ICC Executable Performance Drop (9.1.049 vs 10.0.023)

gordan · ‎06-07-2007

Hi,

I just downloaded a copy of the v10 compiler, and it would seem that the performance has actually dropped quite noticeably - by about 15% in fact. In my test program (7000 iterations of relatively simple sine curve fitting).

Compiled using v9.1.049 runs in 55 second
Compiled using v10.0.023 runs in 63 second

The compile stage output is reporting the same loops being vectorized.

Is there any reason why v10 would be slower?

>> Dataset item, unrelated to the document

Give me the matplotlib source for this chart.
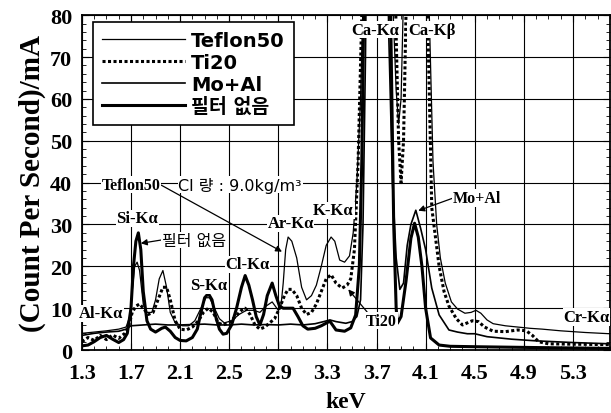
import matplotlib
matplotlib.use("Agg")
import matplotlib.pyplot as plt
from matplotlib.ticker import MultipleLocator
from matplotlib.font_manager import FontProperties

# (keV, count); values above 80 are off-scale peaks
teflon50 = [(1.30, 4.0), (1.40, 4.3), (1.50, 4.6), (1.60, 5.0), (1.66, 5.5), (1.69, 8), (1.71, 14),
            (1.73, 20), (1.75, 21), (1.77, 19), (1.80, 11), (1.83, 9), (1.87, 9), (1.90, 12), (1.93, 17),
            (1.96, 19), (1.99, 15), (2.02, 9), (2.06, 6.5), (2.12, 5.8), (2.17, 5.8), (2.22, 7), (2.27, 10),
            (2.31, 12.5), (2.34, 12.5), (2.38, 10), (2.42, 7.5), (2.46, 6.5), (2.52, 7), (2.58, 8.5),
            (2.64, 9.5), (2.70, 9.5), (2.75, 9), (2.80, 10.5), (2.85, 11.5), (2.90, 9.5), (2.92, 10),
            (2.94, 16), (2.96, 24), (2.98, 27), (3.01, 26), (3.05, 22), (3.09, 15), (3.13, 12), (3.17, 13),
            (3.21, 15.5), (3.25, 20), (3.29, 25), (3.33, 27), (3.36, 26), (3.40, 21.5), (3.44, 21),
            (3.48, 22.5), (3.51, 28), (3.54, 40), (3.57, 60), (3.60, 95), (3.63, 130), (3.80, 130),
            (3.83, 85), (3.86, 62), (3.88, 54), (3.90, 60), (3.92, 85), (3.94, 130), (4.10, 130),
            (4.13, 80), (4.16, 45), (4.19, 30), (4.22, 22), (4.26, 16), (4.31, 11.5), (4.36, 9.8),
            (4.42, 8.8), (4.47, 9), (4.51, 9.5), (4.55, 8.8), (4.60, 7.2), (4.65, 6.3), (4.75, 5.8),
            (4.85, 5.5), (4.95, 5.2), (5.05, 5.0), (5.20, 4.6), (5.40, 4.2), (5.60, 3.9)]

ti20 = [(1.30, 2.0), (1.35, 3.0), (1.40, 2.3), (1.45, 3.5), (1.50, 2.5), (1.55, 3.6), (1.60, 2.8),
        (1.65, 4.0), (1.68, 5.5), (1.71, 9), (1.74, 10.5), (1.77, 11), (1.80, 10), (1.84, 8.5), (1.88, 9),
        (1.92, 12), (1.96, 15), (1.99, 15), (2.02, 12), (2.06, 7), (2.10, 5), (2.15, 4.8), (2.20, 5.5),
        (2.25, 7), (2.29, 9), (2.33, 10), (2.37, 9), (2.41, 6.5), (2.45, 6), (2.50, 6.5), (2.55, 8),
        (2.60, 9.5), (2.63, 10), (2.67, 8.5), (2.71, 6), (2.75, 5), (2.79, 5.5), (2.83, 6.5), (2.87, 7.5),
        (2.91, 10), (2.95, 13), (2.98, 14.5), (3.01, 14.5), (3.05, 13), (3.09, 10), (3.13, 8.5), (3.17, 9),
        (3.21, 11), (3.25, 14), (3.29, 17), (3.33, 18), (3.37, 16), (3.42, 14.8), (3.46, 15.5), (3.49, 17),
        (3.52, 24), (3.55, 45), (3.58, 80), (3.61, 130), (3.83, 130), (3.86, 75), (3.88, 50), (3.90, 40),
        (3.92, 50), (3.94, 80), (3.96, 130), (4.09, 130), (4.12, 75), (4.15, 34), (4.21, 20), (4.25, 14),
        (4.29, 10.5), (4.35, 7.5), (4.40, 6), (4.44, 6.5), (4.48, 7), (4.53, 6.8), (4.58, 5.5), (4.65, 4.5),
        (4.75, 4.4), (4.85, 4.8), (4.92, 4.6), (4.97, 3.5), (5.02, 2.0), (5.10, 1.5), (5.30, 1.4), (5.60, 1.3)]

moal = [(1.30, 3.5), (1.40, 4.0), (1.50, 4.3), (1.60, 4.5), (1.66, 5.0), (1.70, 5.8), (1.80, 6.0),
        (1.90, 6.2), (2.00, 6.0), (2.10, 6.0), (2.20, 6.1), (2.30, 6.2), (2.40, 6.0), (2.50, 6.0),
        (2.60, 6.2), (2.70, 6.0), (2.80, 6.1), (2.90, 6.0), (3.00, 6.2), (3.10, 6.0), (3.20, 6.3),
        (3.27, 6.8), (3.32, 7.2), (3.37, 6.8), (3.45, 6.4), (3.50, 6.8), (3.54, 8), (3.57, 12), (3.59, 30),
        (3.61, 70), (3.63, 130), (3.77, 130), (3.80, 75), (3.83, 40), (3.86, 22), (3.89, 14.5), (3.92, 16),
        (3.95, 25), (3.98, 30), (4.02, 33.4), (4.06, 29), (4.10, 24), (4.15, 14.8), (4.21, 8.4), (4.29, 4.8),
        (4.36, 4.3), (4.44, 3.9), (4.50, 3.9), (4.60, 3.2), (4.80, 2.6), (5.00, 2.2), (5.30, 1.8), (5.60, 1.5)]

nofilter = [(1.30, 1.0), (1.35, 1.2), (1.40, 2.0), (1.45, 3.0), (1.50, 3.5), (1.55, 2.6), (1.60, 1.8),
            (1.64, 2.5), (1.67, 4), (1.70, 10), (1.72, 20), (1.74, 26), (1.76, 28), (1.78, 24), (1.80, 14),
            (1.83, 7), (1.86, 5), (1.90, 4.3), (1.95, 5.2), (1.98, 5.5), (2.02, 4.5), (2.06, 3), (2.10, 2.3),
            (2.15, 2.2), (2.20, 3), (2.24, 5), (2.27, 9), (2.30, 12.5), (2.33, 13.5), (2.36, 12), (2.39, 8),
            (2.42, 5), (2.45, 3.8), (2.48, 4), (2.52, 6), (2.56, 10), (2.60, 15), (2.63, 17.8), (2.66, 15.5),
            (2.69, 12), (2.72, 8), (2.75, 6), (2.78, 8.5), (2.81, 13), (2.85, 16), (2.88, 13), (2.91, 10.5),
            (2.94, 10), (2.98, 10), (3.02, 10), (3.06, 8), (3.10, 5.8), (3.14, 5), (3.20, 5.2), (3.25, 5.8),
            (3.32, 6.9), (3.37, 4.8), (3.44, 4.5), (3.49, 5.3), (3.53, 8.4), (3.56, 20), (3.58, 45),
            (3.60, 90), (3.62, 130), (3.79, 130), (3.82, 70), (3.84, 30), (3.86, 10), (3.87, 6.4), (3.90, 8),
            (3.94, 16.4), (3.98, 26.7), (4.01, 30.3), (4.04, 27), (4.07, 20), (4.10, 10), (4.14, 2.9),
            (4.21, 1.2), (4.30, 0.9), (4.50, 0.8), (5.00, 0.6), (5.60, 0.4)]

series_names = ["Teflon50", "Ti20", "Mo+Al", "필터 없음"]
xticks = [1.3, 1.7, 2.1, 2.5, 2.9, 3.3, 3.7, 4.1, 4.5, 4.9, 5.3]
yticks = [0, 10, 20, 30, 40, 50, 60, 70, 80]

# peak labels: text, x, y
peak_labels = [("Ca-Kα", 3.69, 76.5), ("Ca-Kβ", 4.15, 76.5), ("Si-Kα", 1.75, 31.5),
               ("Ar-Kα", 3.00, 30.3), ("K-Kα", 3.35, 33.4), ("Cl-Kα", 2.65, 20.5),
               ("S-Kα", 2.33, 15.5), ("Al-Kα", 1.46, 8.8), ("Cr-Kα", 5.41, 7.9)]

serif = "Liberation Serif"
sans = ["DejaVu Sans", "Noto Sans CJK KR"]

fig = plt.figure(figsize=(6.11, 4.14), dpi=100)
ax = fig.add_axes([0.134, 0.152, 0.864, 0.809])

styles = [dict(color="k", lw=0.9),
          dict(color="k", lw=2.2, linestyle=(0, (1, 0.8))),
          dict(color="k", lw=1.2),
          dict(color="k", lw=2.2)]
for data, name, st in zip([teflon50, ti20, moal, nofilter], series_names, styles):
    xs, ys = zip(*data)
    ax.plot(xs, ys, label=name, **st)

ax.set_xlim(1.3, 5.6)
ax.set_ylim(0, 80)
ax.set_xticks(xticks)
ax.set_xticklabels(["%.1f" % v for v in xticks])
ax.set_yticks(yticks)
ax.xaxis.set_minor_locator(MultipleLocator(0.1))
ax.yaxis.set_minor_locator(MultipleLocator(2))
ax.grid(True, which="major", color="k", lw=0.8)
ax.tick_params(which="both", direction="in", top=True, right=True)
ax.tick_params(which="major", length=5, labelsize=16)
ax.tick_params(axis="x", which="major", pad=9)
ax.tick_params(axis="y", which="major", pad=7)
ax.tick_params(which="minor", length=3)
for lab in ax.get_xticklabels() + ax.get_yticklabels():
    lab.set_fontfamily(serif)
    lab.set_fontweight("bold")
for sp in ax.spines.values():
    sp.set_linewidth(1.3)

ax.set_xlabel("keV", fontfamily=serif, fontweight="bold", fontsize=17, labelpad=6)
ax.set_ylabel("(Count Per Second)/mA", fontfamily=serif, fontweight="bold", fontsize=21, labelpad=3)

box = dict(facecolor="white", edgecolor="none", pad=0.5)
for txt, x, y in peak_labels:
    ax.text(x, y, txt, ha="center", va="center", fontfamily=serif, fontweight="bold",
            fontsize=12, bbox=box, zorder=5)

arrow = dict(arrowstyle="-|>", color="k", lw=0.9, mutation_scale=9, shrinkA=0, shrinkB=0)
ax.annotate("Teflon50", xy=(2.93, 23.5), xytext=(1.70, 39.5), ha="center", va="center",
            fontfamily=serif, fontweight="bold", fontsize=11.5, bbox=box, zorder=5,
            arrowprops=dict(arrow, relpos=(1, 0.5)))
ax.annotate("Ti20", xy=(3.47, 14.5), xytext=(3.74, 7.0), ha="center", va="center",
            fontfamily=serif, fontweight="bold", fontsize=11.5, bbox=box, zorder=5,
            arrowprops=dict(arrow, relpos=(0.1, 0.9)))
ax.annotate("Mo+Al", xy=(4.04, 33.3), xytext=(4.52, 36.3), ha="center", va="center",
            fontfamily=serif, fontweight="bold", fontsize=11.5, bbox=box, zorder=5,
            arrowprops=dict(arrow, relpos=(0, 0.5)))
ax.annotate("필터 없음", xy=(1.78, 25.5), xytext=(2.21, 26.3), ha="center", va="center",
            fontfamily=sans, fontsize=11.5, bbox=box, zorder=5,
            arrowprops=dict(arrow, relpos=(0, 0.5)))
ax.text(2.59, 39.5, "Cl 량 : 9.0kg/m³", ha="center", va="center", fontfamily=sans,
        fontsize=11.5, bbox=box, zorder=5)

leg = ax.legend(loc="upper left", bbox_to_anchor=(0.021, 0.979), handlelength=4.3,
                handletextpad=0.3, labelspacing=0.15, borderpad=0.45, borderaxespad=0,
                fancybox=False, framealpha=1, edgecolor="k",
                prop=FontProperties(family=sans, weight="bold", size=14))
leg.get_frame().set_linewidth(1.2)
leg.set_zorder(10)

fig.savefig("out.png", dpi=100)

The compiler options I am using are:
-fpic -O3 -fomit-frame-pointer -march=pentium3 -mcpu=pentium3 -msse -funroll-loops -mtune=pentium3 -fp-model fast=2 -rcd -xK -ipo -w1 -vec-report3

The machine in question is a Pentium 3, as the options indicate. Is there something new in the way v10 behaves? Is there another optimizer flag I have to add somewhere to get those 15% back?

Thanks.

JenniferJ · ‎06-08-2007

did you see any loop that is vectorized with 9.1 but not vectorized with 10.0? try with /Qparallel too.

gordan · ‎06-08-2007

No, this is what surprised me. The compiler output is similar, and in terms of vectorized loops, all the same loops get vectorized. But the code then runs about 15% slower.

I haven't had a chance to test this on more than one machine yet (only have a P3 handy). I'll try it on a Core 2 soon.

The don't think the program I am playing with at the moment would benefit from parallel options. The overhead of spawning threads would likely outweigh any benefits.